Problem requirements ▸ Work out how many lines hold the string "page". The answer is a single number, nothing more.

Information provided ▸
###
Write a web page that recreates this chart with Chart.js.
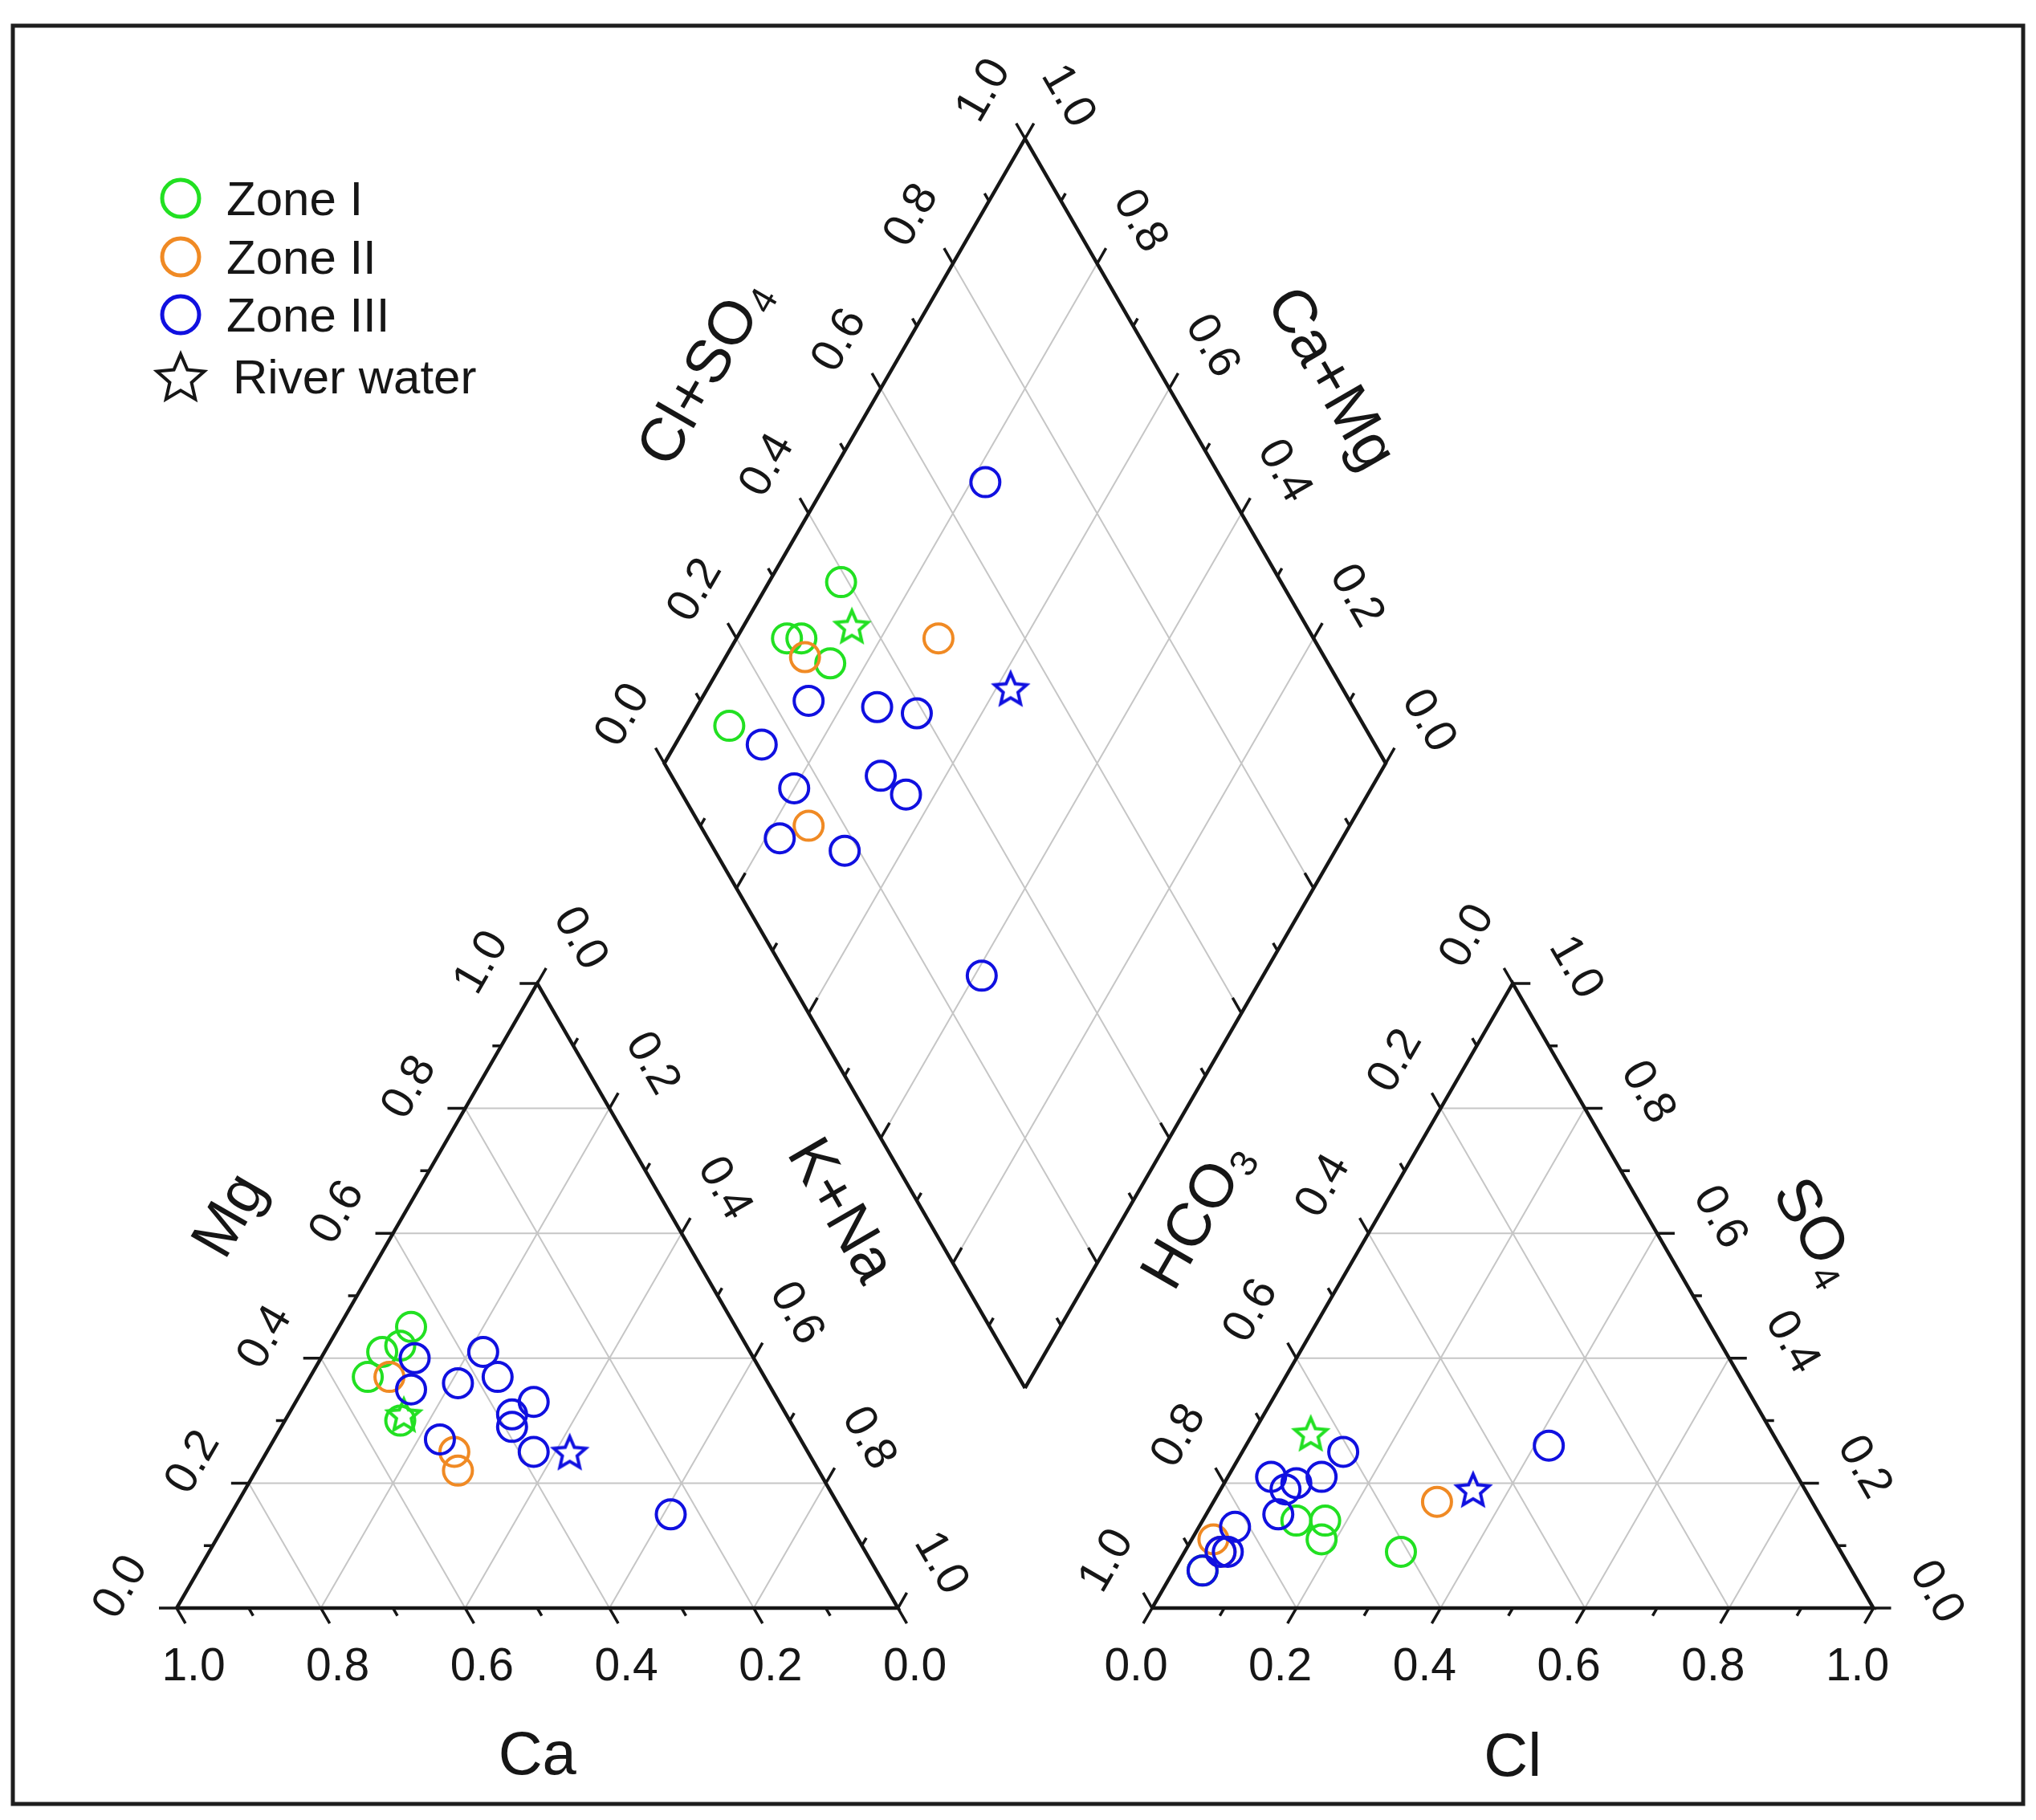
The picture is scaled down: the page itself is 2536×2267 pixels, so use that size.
<!DOCTYPE html>
<html>
<head>
<meta charset="utf-8">
<title>Piper diagram</title>
<script src="https://cdn.jsdelivr.net/npm/chart.js@4.4.1/dist/chart.umd.min.js"></script>
<style>
  html, body { margin: 0; padding: 0; background: #fff; }
  canvas { display: block; }
</style>
</head>
<body>
<canvas id="canvas" width="2536" height="2267"></canvas>
<script>
// values, as fractions
// cations: [Ca, Mg, K+Na]
const zone1Cations = [[0.45, 0.45, 0.10], [0.51, 0.41, 0.08], [0.48, 0.42, 0.10], [0.55, 0.37, 0.08], [0.54, 0.30, 0.16]];
const zone2Cations = [[0.52, 0.37, 0.11], [0.49, 0.25, 0.26], [0.50, 0.22, 0.28]];
const zone3Cations = [[0.47, 0.40, 0.13], [0.50, 0.35, 0.15], [0.43, 0.36, 0.21], [0.37, 0.41, 0.22], [0.37, 0.37, 0.26],
  [0.34, 0.33, 0.33], [0.38, 0.31, 0.31], [0.39, 0.29, 0.32], [0.50, 0.27, 0.23], [0.38, 0.25, 0.37], [0.24, 0.15, 0.61]];
// anions: [HCO3, Cl, SO4]
const zone1Anions = [[0.73, 0.13, 0.14], [0.69, 0.17, 0.14], [0.71, 0.18, 0.11], [0.61, 0.30, 0.09], [0.90, 0.04, 0.06]];
const zone2Anions = [[0.52, 0.31, 0.17], [0.86, 0.03, 0.11], [0.86, 0.05, 0.09]];
const zone3Anions = [[0.73, 0.06, 0.21], [0.72, 0.09, 0.19], [0.70, 0.10, 0.20], [0.66, 0.13, 0.21], [0.61, 0.14, 0.25],
  [0.75, 0.10, 0.15], [0.82, 0.05, 0.13], [0.85, 0.06, 0.09], [0.86, 0.05, 0.09], [0.90, 0.04, 0.06], [0.32, 0.42, 0.26]];
// diamond: [Cl+SO4, Ca+Mg]
const zone1Diamond = [[0.39, 0.90], [0.27, 0.93], [0.29, 0.91], [0.31, 0.85], [0.12, 0.94]];
const zone2Diamond = [[0.28, 0.89], [0.48, 0.72], [0.15, 0.75]];
const zone3Diamond = [[0.67, 0.78], [0.25, 0.85], [0.34, 0.75], [0.39, 0.69], [0.15, 0.88], [0.16, 0.80],
  [0.29, 0.69], [0.31, 0.64], [0.10, 0.78], [0.18, 0.68], [0.27, 0.39]];
// river water (first: zone I colour, second: zone III colour)
const riverCations = [[0.53, 0.31, 0.16], [0.33, 0.25, 0.42]];
const riverAnions = [[0.64, 0.08, 0.28], [0.46, 0.35, 0.19]];
const riverDiamond = [[0.37, 0.85], [0.54, 0.58]];

const zoneNames = ['Zone I', 'Zone II', 'Zone III'];
const zoneColors = ['#22e022', '#f08a24', '#1010e0'];

const tickValues = [0, 0.1, 0.2, 0.3, 0.4, 0.5, 0.6, 0.7, 0.8, 0.9, 1];
const labelValues = [0, 0.2, 0.4, 0.6, 0.8, 1];
const gridValues = [0.2, 0.4, 0.6, 0.8];

// layout (px)
const SIDE = 898.5;
const ORIGIN = [220, 2003];
const GAP = 316.5 / SIDE;
const H = Math.sqrt(3) / 2;
const RX = 1 + GAP;
const DB = {x: 1 + GAP / 2, y: GAP * H};

function cat(ca, mg, na) { return {x: na + mg / 2, y: mg * H}; }
function ani(hco3, cl, so4) { return {x: RX + cl + so4 / 2, y: so4 * H}; }
function dia(u, v) { return {x: DB.x + (u - v) / 2, y: DB.y + (u + v) * H}; }

function samples(c, a, d) {
  return [].concat(c.map(p => cat(p[0], p[1], p[2])), a.map(p => ani(p[0], p[1], p[2])), d.map(p => dia(p[0], p[1])));
}

function segs(list) {
  let out = [];
  list.forEach(s => { out = out.concat(s); out.push({x: null, y: null}); });
  return out;
}

// axes: point on the edge for value t, tick direction, label rotation + offset
const axes = [
  {at: t => cat(t, 0, 1 - t), dir: [0.5, -H], rot: 0, off: [21, 70], labels: true},
  {at: t => cat(1 - t, t, 0), dir: [-1, 0], rot: -60, off: [-73, -28], labels: true},
  {at: t => cat(0, 1 - t, t), dir: [0.5, H], rot: 60, off: [57, -58], labels: true},
  {at: t => ani(1 - t, t, 0), dir: [-0.5, -H], rot: 0, off: [-20, 70], labels: true},
  {at: t => ani(t, 0, 1 - t), dir: [-0.5, H], rot: -60, off: [-60, -61], labels: true},
  {at: t => ani(0, 1 - t, t), dir: [1, 0], rot: 60, off: [82, -22], labels: true},
  {at: t => dia(t, 1), dir: [-0.5, H], rot: -60, off: [-55, -62], labels: true},
  {at: t => dia(1, t), dir: [0.5, H], rot: 60, off: [57, -55], labels: true},
  {at: t => dia(0, t), dir: [0.5, H], labels: false},
  {at: t => dia(t, 0), dir: [-0.5, H], labels: false}
];

const titles = [
  {text: 'Ca', sub: '', at: () => cat(0.5, 0, 0.5), off: [0, 180], rot: 0},
  {text: 'Mg', sub: '', at: () => cat(0.5, 0.5, 0), off: [-162, -102], rot: -60},
  {text: 'K+Na', sub: '', at: () => cat(0, 0.5, 0.5), off: [157, -108], rot: 60},
  {text: 'Cl', sub: '', at: () => ani(0.5, 0.5, 0), off: [0, 182], rot: 0},
  {text: 'HCO', sub: '3', at: () => ani(0.5, 0, 0.5), off: [-172, -102], rot: -60},
  {text: 'SO', sub: '4', at: () => ani(0, 0.5, 0.5), off: [156, -82], rot: 60},
  {text: 'Cl+SO', sub: '4', at: () => dia(0.5, 1), off: [-178, -100], rot: -60},
  {text: 'Ca+Mg', sub: '', at: () => dia(1, 0.5), off: [160, -92], rot: 60}
];

// grid lines
const gridSegs = [];
gridValues.forEach(t => {
  [cat, ani].forEach(f => {
    gridSegs.push([f(t, 1 - t, 0), f(t, 0, 1 - t)]);
    gridSegs.push([f(1 - t, t, 0), f(0, t, 1 - t)]);
    gridSegs.push([f(1 - t, 0, t), f(0, 1 - t, t)]);
  });
  gridSegs.push([dia(t, 0), dia(t, 1)]);
  gridSegs.push([dia(0, t), dia(1, t)]);
});

const outlineSegs = [
  [cat(1, 0, 0), cat(0, 0, 1), cat(0, 1, 0), cat(1, 0, 0)],
  [ani(1, 0, 0), ani(0, 1, 0), ani(0, 0, 1), ani(1, 0, 0)],
  [dia(0, 0), dia(1, 0), dia(1, 1), dia(0, 1), dia(0, 0)]
];

const tickSegs = [];
axes.forEach(ax => {
  tickValues.forEach((t, i) => {
    const len = (i % 2 === 0 ? 22 : 11) / SIDE;
    const p = ax.at(t);
    tickSegs.push([p, {x: p.x + ax.dir[0] * len, y: p.y + ax.dir[1] * len}]);
  });
});

function makeStar(color, r, lw) {
  const size = Math.ceil(2 * (r + lw)) + 4;
  const c = document.createElement('canvas');
  c.width = c.height = size;
  const g = c.getContext('2d');
  g.translate(size / 2, size / 2 + r * 0.1);
  g.beginPath();
  for (let i = 0; i < 10; i++) {
    const rr = i % 2 ? r * 0.46 : r;
    const a = -Math.PI / 2 + i * Math.PI / 5;
    g.lineTo(rr * Math.cos(a), rr * Math.sin(a));
  }
  g.closePath();
  g.strokeStyle = color;
  g.lineWidth = lw;
  g.stroke();
  return c;
}

const lineSet = (data, color, width, order) => ({
  type: 'line', data: data, borderColor: color, borderWidth: width,
  pointRadius: 0, spanGaps: false, fill: false, order: order
});
const pointSet = (data, color, order) => ({
  type: 'scatter', data: data, pointStyle: 'circle', pointRadius: 18, pointBorderWidth: 4,
  pointBorderColor: color, pointBackgroundColor: 'rgba(0,0,0,0)', order: order
});
const starSet = (data, color) => ({
  type: 'scatter', data: data, pointStyle: makeStar(color, 21, 4), pointRadius: 20, order: 6
});

const datasets = [
  lineSet(segs(gridSegs), '#c6c6c6', 2, 10),
  lineSet(segs(outlineSegs), '#161616', 4.5, 9),
  lineSet(segs(tickSegs), '#161616', 3.5, 9),
  starSet(samples([riverCations[0]], [riverAnions[0]], [riverDiamond[0]]), zoneColors[0]),
  starSet(samples([riverCations[1]], [riverAnions[1]], [riverDiamond[1]]), zoneColors[2]),
  pointSet(samples(zone1Cations, zone1Anions, zone1Diamond), zoneColors[0], 5),
  pointSet(samples(zone2Cations, zone2Anions, zone2Diamond), zoneColors[1], 4),
  pointSet(samples(zone3Cations, zone3Anions, zone3Diamond), zoneColors[2], 3)
];

const FONT = '"Liberation Sans", Arial, sans-serif';

function drawText(ctx, x, y, rot, main, sub, size) {
  ctx.save();
  ctx.translate(x, y);
  ctx.rotate(rot * Math.PI / 180);
  ctx.font = size + 'px ' + FONT;
  const w1 = ctx.measureText(main).width;
  const subSize = Math.round(size * 0.62);
  let w2 = 0;
  if (sub) {
    ctx.font = subSize + 'px ' + FONT;
    w2 = ctx.measureText(sub).width + 2;
  }
  const x0 = -(w1 + w2) / 2;
  ctx.textAlign = 'left';
  ctx.textBaseline = 'alphabetic';
  ctx.fillStyle = '#161616';
  ctx.font = size + 'px ' + FONT;
  ctx.fillText(main, x0, size * 0.358);
  if (sub) {
    ctx.font = subSize + 'px ' + FONT;
    ctx.fillText(sub, x0 + w1 + 2, size * 0.358 + size * 0.14);
  }
  ctx.restore();
}

const piperText = {
  id: 'piperText',
  afterDraw(chart) {
    const ctx = chart.ctx;
    const xs = chart.scales.x, ys = chart.scales.y;
    const px = p => [xs.getPixelForValue(p.x), ys.getPixelForValue(p.y)];

    axes.forEach(ax => {
      if (!ax.labels) return;
      labelValues.forEach(t => {
        const q = px(ax.at(t));
        drawText(ctx, q[0] + ax.off[0], q[1] + ax.off[1], ax.rot, t.toFixed(1), '', 57);
      });
    });
    titles.forEach(tt => {
      const q = px(tt.at());
      drawText(ctx, q[0] + tt.off[0], q[1] + tt.off[1], tt.rot, tt.text, tt.sub, 76);
    });

    // legend
    const rows = [247, 320, 392];
    ctx.save();
    zoneNames.forEach((name, i) => {
      ctx.beginPath();
      ctx.arc(225, rows[i], 23, 0, Math.PI * 2);
      ctx.strokeStyle = zoneColors[i];
      ctx.lineWidth = 5;
      ctx.stroke();
      ctx.fillStyle = '#161616';
      ctx.font = '60px ' + FONT;
      ctx.textAlign = 'left';
      ctx.textBaseline = 'alphabetic';
      ctx.fillText(name, 282, rows[i] + 21);
    });
    const star = makeStar('#161616', 31, 4);
    ctx.drawImage(star, 225 - star.width / 2, 469 - star.height / 2);
    ctx.fillText('River water', 290, 469 + 21);

    // outer frame
    ctx.strokeStyle = '#1e1e1e';
    ctx.lineWidth = 5;
    ctx.strokeRect(16, 32, 2504, 2215);
    ctx.restore();
  }
};

new Chart(document.getElementById('canvas').getContext('2d'), {
  type: 'scatter',
  data: {datasets: datasets},
  options: {
    responsive: false,
    animation: false,
    events: [],
    layout: {padding: 0, autoPadding: false},
    scales: {
      x: {type: 'linear', display: false, bounds: 'data', min: -ORIGIN[0] / SIDE, max: (2536 - ORIGIN[0]) / SIDE},
      y: {type: 'linear', display: false, bounds: 'data', min: -(2267 - ORIGIN[1]) / SIDE, max: ORIGIN[1] / SIDE}
    },
    plugins: {legend: {display: false}, tooltip: {enabled: false}}
  },
  plugins: [piperText]
});
</script>
</body>
</html>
###
Exercise output ▸ 2